Make an exact transcription of the material, leaving out all images.
=-=-=-=-=
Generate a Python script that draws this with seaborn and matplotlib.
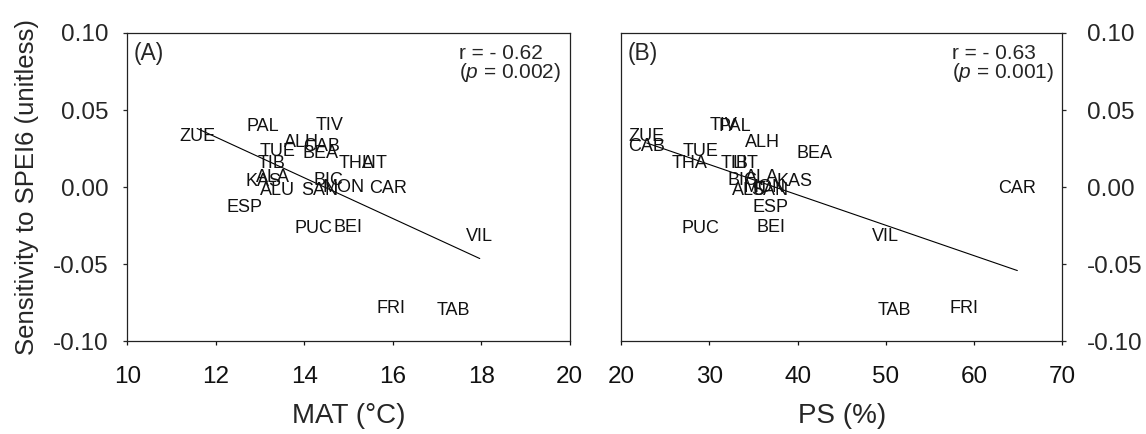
import numpy as np
import pandas as pd
import matplotlib
matplotlib.use("Agg")
import matplotlib.pyplot as plt
import seaborn as sns

sns.set_style("white")
plt.rcParams["font.family"] = ["Liberation Sans", "DejaVu Sans"]
plt.rcParams["mathtext.fontset"] = "custom"
plt.rcParams["mathtext.rm"] = "Liberation Sans"
plt.rcParams["mathtext.it"] = "Liberation Sans:italic"
plt.rcParams["axes.unicode_minus"] = False

# ---- Data ----
sites = ["ZUE", "PAL", "TIV", "ALH", "CAB", "TUE", "BEA", "THA", "LIT", "TIB",
         "ALA", "KAS", "ALU", "SAN", "BIC", "MON", "CAR", "ESP", "PUC", "BEI",
         "VIL", "FRI", "TAB"]
mat = [11.58, 13.07, 14.58, 13.95, 14.40, 13.39, 14.36, 15.19, 15.58, 13.27,
       13.30, 13.09, 13.39, 14.36, 14.54, 14.88, 15.89, 12.66, 14.20, 14.99,
       17.97, 15.96, 17.38]
ps = [22.9, 32.9, 31.6, 36.0, 22.9, 29.0, 41.9, 27.8, 34.1, 32.9,
      36.0, 39.7, 34.5, 36.9, 33.8, 36.3, 64.9, 36.9, 29.0, 37.0,
      49.9, 58.8, 51.0]
sens = [0.033, 0.039, 0.040, 0.029, 0.026, 0.023, 0.022, 0.015, 0.015, 0.015,
        0.0065, 0.0035, -0.0025, -0.0025, 0.004, -0.0005, -0.001, -0.013, -0.027, -0.026,
        -0.032, -0.079, -0.080]

df = pd.DataFrame({"site": sites, "MAT": mat, "PS": ps, "sens": sens})

panels = [
    ("MAT", "MAT (°C)", (10, 20), np.arange(10, 21, 2), "(A)", "r = - 0.62", "0.002"),
    ("PS", "PS (%)", (20, 70), np.arange(20, 71, 10), "(B)", "r = - 0.63", "0.001"),
]

fig = plt.figure(figsize=(11.46, 4.34), dpi=100)
ax_a = fig.add_axes([0.111, 0.214, 0.386, 0.710])
ax_b = fig.add_axes([0.542, 0.214, 0.385, 0.710])

for ax, (col, xlab, xlim, xt, tag, rtxt, ptxt) in zip([ax_a, ax_b], panels):
    sns.regplot(data=df, x=col, y="sens", ax=ax, scatter=False, ci=None,
                truncate=True, line_kws={"color": "black", "lw": 0.8})
    for _, row in df.iterrows():
        ax.text(row[col], row["sens"], row["site"], ha="center", va="center",
                fontsize=13, color="#111111")
    ax.set_xlim(*xlim)
    ax.set_ylim(-0.10, 0.10)
    ax.set_xticks(xt)
    ax.set_yticks(np.arange(-0.10, 0.101, 0.05))
    ax.yaxis.set_major_formatter(matplotlib.ticker.FormatStrFormatter("%.2f"))
    ax.set_xlabel(xlab, fontsize=20, labelpad=11)
    ax.text(0.014, 0.935, tag, transform=ax.transAxes, fontsize=16.5,
            ha="left", va="center")
    ax.text(0.75, 0.935, rtxt, transform=ax.transAxes, fontsize=15,
            ha="left", va="center")
    ax.text(0.75, 0.873, "($\\it{p}$ = " + ptxt + ")", transform=ax.transAxes,
            fontsize=15, ha="left", va="center")
    for s in ax.spines.values():
        s.set_color("#222222")
        s.set_linewidth(0.9)
    ax.tick_params(axis="x", direction="out", length=3, width=0.9,
                   labelsize=17.5, pad=15, bottom=True, colors="#111111")

ax_a.set_ylabel("Sensitivity to SPEI6 (unitless)", fontsize=18.5, labelpad=10)
ax_a.tick_params(axis="y", direction="out", length=3, width=0.9,
                 labelsize=17.5, pad=10.5, left=True, right=False)
ax_b.set_ylabel("")
ax_b.yaxis.tick_right()
ax_b.tick_params(axis="y", direction="out", length=3, width=0.9,
                 labelsize=17.5, pad=14.5, left=False, right=True,
                 labelleft=False, labelright=True)

fig.savefig("out.png", dpi=100)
=-=-=-=-=
Finished answer:
Generate a Python script that draws this with seaborn and matplotlib.
import numpy as np
import pandas as pd
import matplotlib
matplotlib.use("Agg")
import matplotlib.pyplot as plt
import seaborn as sns

sns.set_style("white")
plt.rcParams["font.family"] = ["Liberation Sans", "DejaVu Sans"]
plt.rcParams["mathtext.fontset"] = "custom"
plt.rcParams["mathtext.rm"] = "Liberation Sans"
plt.rcParams["mathtext.it"] = "Liberation Sans:italic"
plt.rcParams["axes.unicode_minus"] = False

# ---- Data ----
sites = ["ZUE", "PAL", "TIV", "ALH", "CAB", "TUE", "BEA", "THA", "LIT", "TIB",
         "ALA", "KAS", "ALU", "SAN", "BIC", "MON", "CAR", "ESP", "PUC", "BEI",
         "VIL", "FRI", "TAB"]
mat = [11.58, 13.07, 14.58, 13.95, 14.40, 13.39, 14.36, 15.19, 15.58, 13.27,
       13.30, 13.09, 13.39, 14.36, 14.54, 14.88, 15.89, 12.66, 14.20, 14.99,
       17.97, 15.96, 17.38]
ps = [22.9, 32.9, 31.6, 36.0, 22.9, 29.0, 41.9, 27.8, 34.1, 32.9,
      36.0, 39.7, 34.5, 36.9, 33.8, 36.3, 64.9, 36.9, 29.0, 37.0,
      49.9, 58.8, 51.0]
sens = [0.033, 0.039, 0.040, 0.029, 0.026, 0.023, 0.022, 0.015, 0.015, 0.015,
        0.0065, 0.0035, -0.0025, -0.0025, 0.004, -0.0005, -0.001, -0.013, -0.027, -0.026,
        -0.032, -0.079, -0.080]

df = pd.DataFrame({"site": sites, "MAT": mat, "PS": ps, "sens": sens})

panels = [
    ("MAT", "MAT (°C)", (10, 20), np.arange(10, 21, 2), "(A)", "r = - 0.62", "0.002"),
    ("PS", "PS (%)", (20, 70), np.arange(20, 71, 10), "(B)", "r = - 0.63", "0.001"),
]

fig = plt.figure(figsize=(11.46, 4.34), dpi=100)
ax_a = fig.add_axes([0.111, 0.214, 0.386, 0.710])
ax_b = fig.add_axes([0.542, 0.214, 0.385, 0.710])

for ax, (col, xlab, xlim, xt, tag, rtxt, ptxt) in zip([ax_a, ax_b], panels):
    sns.regplot(data=df, x=col, y="sens", ax=ax, scatter=False, ci=None,
                truncate=True, line_kws={"color": "black", "lw": 0.8})
    for _, row in df.iterrows():
        ax.text(row[col], row["sens"], row["site"], ha="center", va="center",
                fontsize=13, color="#111111")
    ax.set_xlim(*xlim)
    ax.set_ylim(-0.10, 0.10)
    ax.set_xticks(xt)
    ax.set_yticks(np.arange(-0.10, 0.101, 0.05))
    ax.yaxis.set_major_formatter(matplotlib.ticker.FormatStrFormatter("%.2f"))
    ax.set_xlabel(xlab, fontsize=20, labelpad=11)
    ax.text(0.014, 0.935, tag, transform=ax.transAxes, fontsize=16.5,
            ha="left", va="center")
    ax.text(0.75, 0.935, rtxt, transform=ax.transAxes, fontsize=15,
            ha="left", va="center")
    ax.text(0.75, 0.873, "($\\it{p}$ = " + ptxt + ")", transform=ax.transAxes,
            fontsize=15, ha="left", va="center")
    for s in ax.spines.values():
        s.set_color("#222222")
        s.set_linewidth(0.9)
    ax.tick_params(axis="x", direction="out", length=3, width=0.9,
                   labelsize=17.5, pad=15, bottom=True, colors="#111111")

ax_a.set_ylabel("Sensitivity to SPEI6 (unitless)", fontsize=18.5, labelpad=10)
ax_a.tick_params(axis="y", direction="out", length=3, width=0.9,
                 labelsize=17.5, pad=10.5, left=True, right=False)
ax_b.set_ylabel("")
ax_b.yaxis.tick_right()
ax_b.tick_params(axis="y", direction="out", length=3, width=0.9,
                 labelsize=17.5, pad=14.5, left=False, right=True,
                 labelleft=False, labelright=True)

fig.savefig("out.png", dpi=100)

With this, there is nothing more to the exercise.